Source data
+-------+

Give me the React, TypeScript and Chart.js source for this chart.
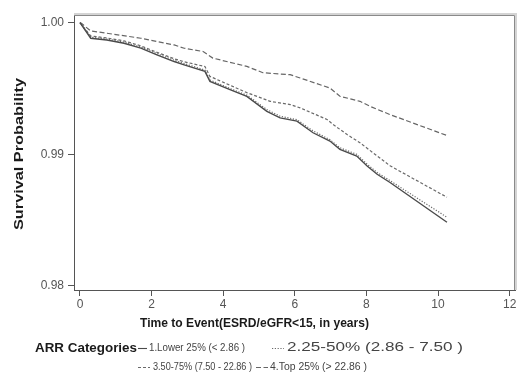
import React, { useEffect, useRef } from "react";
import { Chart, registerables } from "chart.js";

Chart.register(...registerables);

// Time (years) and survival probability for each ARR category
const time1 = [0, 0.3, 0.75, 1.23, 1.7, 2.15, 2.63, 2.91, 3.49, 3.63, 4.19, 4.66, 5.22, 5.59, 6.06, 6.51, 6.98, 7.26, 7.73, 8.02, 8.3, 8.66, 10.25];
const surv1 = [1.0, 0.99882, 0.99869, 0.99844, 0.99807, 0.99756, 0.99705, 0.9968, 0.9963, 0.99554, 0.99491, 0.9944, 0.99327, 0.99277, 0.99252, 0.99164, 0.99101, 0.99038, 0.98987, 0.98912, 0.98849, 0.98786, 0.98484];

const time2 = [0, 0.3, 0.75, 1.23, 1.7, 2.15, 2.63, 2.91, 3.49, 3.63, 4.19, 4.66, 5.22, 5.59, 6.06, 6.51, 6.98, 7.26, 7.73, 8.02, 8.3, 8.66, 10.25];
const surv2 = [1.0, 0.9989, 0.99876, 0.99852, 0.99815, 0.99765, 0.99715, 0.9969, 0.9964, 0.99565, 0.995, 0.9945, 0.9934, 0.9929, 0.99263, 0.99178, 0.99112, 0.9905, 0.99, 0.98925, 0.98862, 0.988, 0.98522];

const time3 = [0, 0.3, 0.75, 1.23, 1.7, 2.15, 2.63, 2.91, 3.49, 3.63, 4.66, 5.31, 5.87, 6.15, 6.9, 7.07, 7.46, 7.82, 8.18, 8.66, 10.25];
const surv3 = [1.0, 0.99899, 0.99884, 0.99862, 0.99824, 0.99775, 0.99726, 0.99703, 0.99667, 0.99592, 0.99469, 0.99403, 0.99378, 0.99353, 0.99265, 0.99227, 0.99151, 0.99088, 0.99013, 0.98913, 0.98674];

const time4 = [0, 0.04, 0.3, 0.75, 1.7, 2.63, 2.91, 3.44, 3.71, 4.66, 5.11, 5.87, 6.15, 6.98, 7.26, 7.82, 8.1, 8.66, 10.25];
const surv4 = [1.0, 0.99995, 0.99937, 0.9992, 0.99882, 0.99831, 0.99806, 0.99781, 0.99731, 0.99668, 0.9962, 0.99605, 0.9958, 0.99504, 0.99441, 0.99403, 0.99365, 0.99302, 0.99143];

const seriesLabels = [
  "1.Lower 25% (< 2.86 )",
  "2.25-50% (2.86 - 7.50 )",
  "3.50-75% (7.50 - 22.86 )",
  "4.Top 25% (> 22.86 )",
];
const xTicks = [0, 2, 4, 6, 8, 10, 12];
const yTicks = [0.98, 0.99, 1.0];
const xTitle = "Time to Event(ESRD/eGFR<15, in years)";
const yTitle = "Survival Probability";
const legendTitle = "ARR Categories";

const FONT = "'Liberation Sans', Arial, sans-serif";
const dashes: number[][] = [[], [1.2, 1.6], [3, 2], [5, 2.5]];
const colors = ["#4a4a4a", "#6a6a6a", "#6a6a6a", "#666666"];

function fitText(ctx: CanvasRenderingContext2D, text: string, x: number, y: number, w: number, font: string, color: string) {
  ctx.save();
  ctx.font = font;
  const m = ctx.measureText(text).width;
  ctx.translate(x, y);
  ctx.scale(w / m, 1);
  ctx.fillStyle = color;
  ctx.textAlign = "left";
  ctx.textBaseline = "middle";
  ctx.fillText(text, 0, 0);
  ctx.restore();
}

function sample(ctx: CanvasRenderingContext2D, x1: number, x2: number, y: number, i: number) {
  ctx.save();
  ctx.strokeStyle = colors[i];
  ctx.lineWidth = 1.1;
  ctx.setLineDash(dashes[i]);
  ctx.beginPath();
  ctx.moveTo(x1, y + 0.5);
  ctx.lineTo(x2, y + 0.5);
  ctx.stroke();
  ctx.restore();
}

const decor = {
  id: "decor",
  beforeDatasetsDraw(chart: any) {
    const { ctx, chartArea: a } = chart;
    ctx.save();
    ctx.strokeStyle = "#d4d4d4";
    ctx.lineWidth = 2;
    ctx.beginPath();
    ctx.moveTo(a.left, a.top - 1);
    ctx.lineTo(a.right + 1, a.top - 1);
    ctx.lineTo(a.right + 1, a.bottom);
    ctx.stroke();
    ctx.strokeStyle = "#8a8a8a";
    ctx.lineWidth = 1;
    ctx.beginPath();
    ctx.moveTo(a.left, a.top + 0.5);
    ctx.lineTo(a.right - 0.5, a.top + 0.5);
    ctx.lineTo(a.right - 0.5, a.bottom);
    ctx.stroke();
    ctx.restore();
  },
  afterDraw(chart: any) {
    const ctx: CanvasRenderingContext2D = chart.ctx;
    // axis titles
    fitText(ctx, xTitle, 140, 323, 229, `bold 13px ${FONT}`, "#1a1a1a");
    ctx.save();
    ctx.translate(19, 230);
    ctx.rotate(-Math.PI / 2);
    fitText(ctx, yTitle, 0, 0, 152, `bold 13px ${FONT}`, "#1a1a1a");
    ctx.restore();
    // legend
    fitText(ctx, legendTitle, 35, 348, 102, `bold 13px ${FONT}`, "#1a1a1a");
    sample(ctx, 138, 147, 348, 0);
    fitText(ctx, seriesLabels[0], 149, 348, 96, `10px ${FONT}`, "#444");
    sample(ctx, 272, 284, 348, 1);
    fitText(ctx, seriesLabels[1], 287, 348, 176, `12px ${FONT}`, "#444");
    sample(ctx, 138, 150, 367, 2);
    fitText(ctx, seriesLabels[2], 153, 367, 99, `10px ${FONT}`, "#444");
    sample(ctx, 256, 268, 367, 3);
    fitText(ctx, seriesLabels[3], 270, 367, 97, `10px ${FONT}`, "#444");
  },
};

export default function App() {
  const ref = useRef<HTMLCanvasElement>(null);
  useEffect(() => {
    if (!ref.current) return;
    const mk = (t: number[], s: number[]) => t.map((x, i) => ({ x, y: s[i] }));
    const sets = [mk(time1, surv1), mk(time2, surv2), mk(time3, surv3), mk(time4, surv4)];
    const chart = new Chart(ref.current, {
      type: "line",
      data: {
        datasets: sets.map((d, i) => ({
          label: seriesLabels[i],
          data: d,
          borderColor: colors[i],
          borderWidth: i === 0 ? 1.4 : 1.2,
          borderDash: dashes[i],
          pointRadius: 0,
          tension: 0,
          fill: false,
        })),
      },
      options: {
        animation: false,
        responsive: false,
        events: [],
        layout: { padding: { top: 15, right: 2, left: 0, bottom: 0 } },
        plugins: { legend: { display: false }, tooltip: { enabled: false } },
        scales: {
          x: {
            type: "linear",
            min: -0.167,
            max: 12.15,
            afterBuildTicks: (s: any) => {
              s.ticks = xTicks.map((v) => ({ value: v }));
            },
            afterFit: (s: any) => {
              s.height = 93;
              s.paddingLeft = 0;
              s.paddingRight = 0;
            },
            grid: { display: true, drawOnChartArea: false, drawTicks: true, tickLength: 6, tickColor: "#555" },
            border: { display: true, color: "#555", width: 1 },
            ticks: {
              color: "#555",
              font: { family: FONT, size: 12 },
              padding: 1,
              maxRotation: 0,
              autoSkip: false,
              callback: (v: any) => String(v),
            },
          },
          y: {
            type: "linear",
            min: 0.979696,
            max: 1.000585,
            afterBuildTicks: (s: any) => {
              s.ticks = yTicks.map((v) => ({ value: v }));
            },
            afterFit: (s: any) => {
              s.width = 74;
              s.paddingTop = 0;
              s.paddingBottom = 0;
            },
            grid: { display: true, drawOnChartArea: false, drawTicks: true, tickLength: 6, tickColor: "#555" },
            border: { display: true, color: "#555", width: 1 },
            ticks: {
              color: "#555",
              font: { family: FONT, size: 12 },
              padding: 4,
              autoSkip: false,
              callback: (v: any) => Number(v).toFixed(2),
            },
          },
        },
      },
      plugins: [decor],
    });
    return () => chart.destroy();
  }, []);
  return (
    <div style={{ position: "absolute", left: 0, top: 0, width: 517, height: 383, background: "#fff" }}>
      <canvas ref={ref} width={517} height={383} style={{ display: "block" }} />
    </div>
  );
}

+-------+

Short problem
Collect each line holding the string "React".

Problem solution
Give me the React, TypeScript and Chart.js source for this chart.
import React, { useEffect, useRef } from "react";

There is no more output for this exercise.